About the only thing I agree with: "We're looking at Mastodon breaking off from OStatus and becoming its own thing sometime in the not-too-distant future..." https://trysdyn.dreamwidth.org/3027.html
The article attributes lots of statements to the authors of both #GNUsocial and #Mastodon, things that I've never heard either state online (nothing that reached my timeline, anyway). The whole article seems to make the difference between #GNUsocial and #Mastodon much more acrimonious than I've experienced.
@bobjonkman And after creating yet another somewhat walled garden GS/the Fediverse will be back to what it was before the Mastohype. This minority will just keep existing as it did for nearly 10 years now and I'm quite happy with that.
The author's explanation of expectation of "security" or "privacy" in #Mastodon is concerning. Knowing that !OStatus provides no privacy or security at all, bolting privacy and security features onto #Mastodon isn't going to work. This is not the fault of #OStatus, nor is it a shortcoming of #GNUsocial that it doesn't implement security or privacy with #OStatus, but recognizes that constraint.
How well known is it amongst #Mastodon users that their privacy features don't really work outside of their own instance? Perhaps some admins know, but much of the flaming is coming from people angry that #GNUsocial doesn't follow the privacy conventions of #Mastodon. But being angry that the #GNUsocial developer(s) aren't creating the same illusion of privacy is really misdirected anger.
The big thing that's prevented me from even trying #Mastodon is the lack of support for !Fedgroups. And that's not a wrongful implemenation of #OStatus; I believe #Fedgroups are implemented as a specific client behaviour, nothing to do with OStatus.
I'm perfectly happy that #Mastodon exists, and if it implements #ActivityPub in a future version, more power to it. And if it drops #OStatus support, well, that's what forks (or reimplementations) like #Mastodon are for. But don't blame #GNUsocial developers for not following #Mastodon's road map for the future.
@bobjonkman @taiganaut I think it sounds pretty accurate, except that "blissfully unaware", "pro-Masto" and "anti-Masto" are the only three categories of users listed.
They're missing the huge categories "aware, don't care", "can't we all just get along" and "nice to see all these new people, hope they figure out the pond is bigger than it looks" and the small category "I have six alts to tie this mess together".
Oh, now I even noticed that I read this backwards. They're actually stating GS instances blocking Masto as the prime case and Masto blocking GS as the vice versa. o_O
> Have a look at XMPP for proper privacy and security.
I don't get this argument, and I've seen several people make it. Without E2EE, XMPP or email is no more inherently secure than OStatus+mastoflags or AP.
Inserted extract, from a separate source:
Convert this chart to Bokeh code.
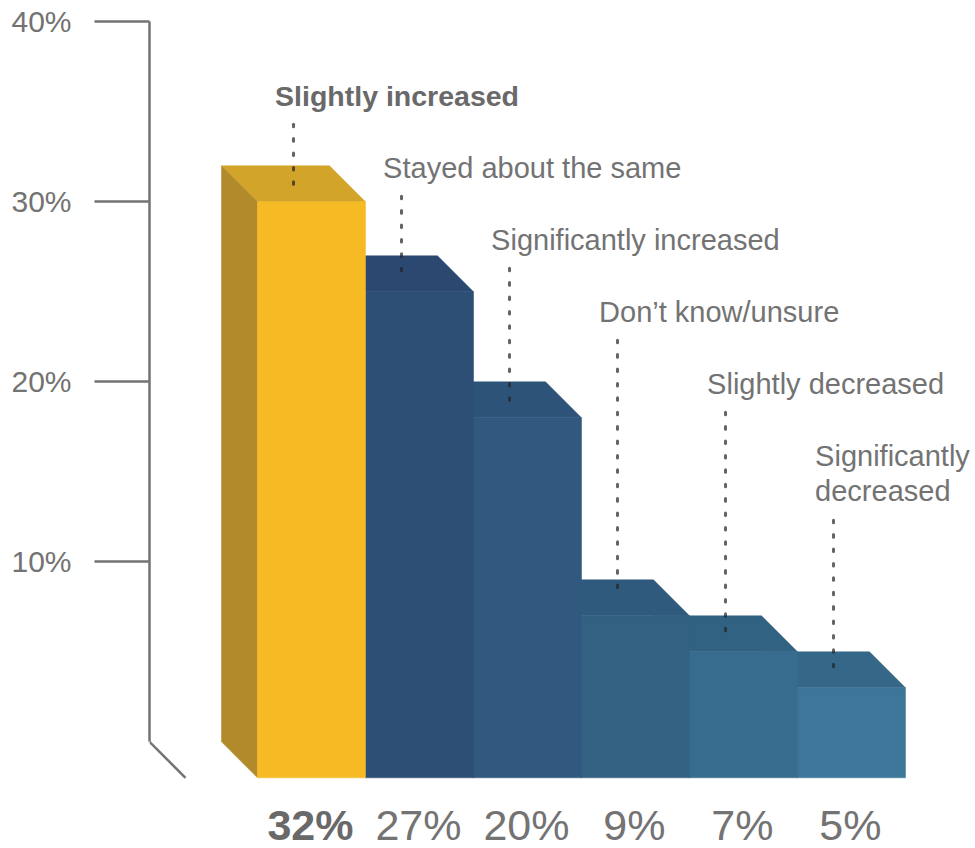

It's just that we don't have an existing base of implementations that put your XMPP or mail conversations on the web. That's a valid argument, but one cannot make it in the same breath as "[all it takes is one malicious Masto instance]" or "[the web is inherently insecure]".
Security in XMPP and SMTP is just as bolted-on as any other except those E2EE-from-birth protocols where e.g. your pubkey is your identity.
@clacke I accept most ofbyour arguments and yes, I make the assumption the user chooses a secure client. But with !xmpp your keys when using encryption are stored locally with your client and not the server - that is close to impossible with the web.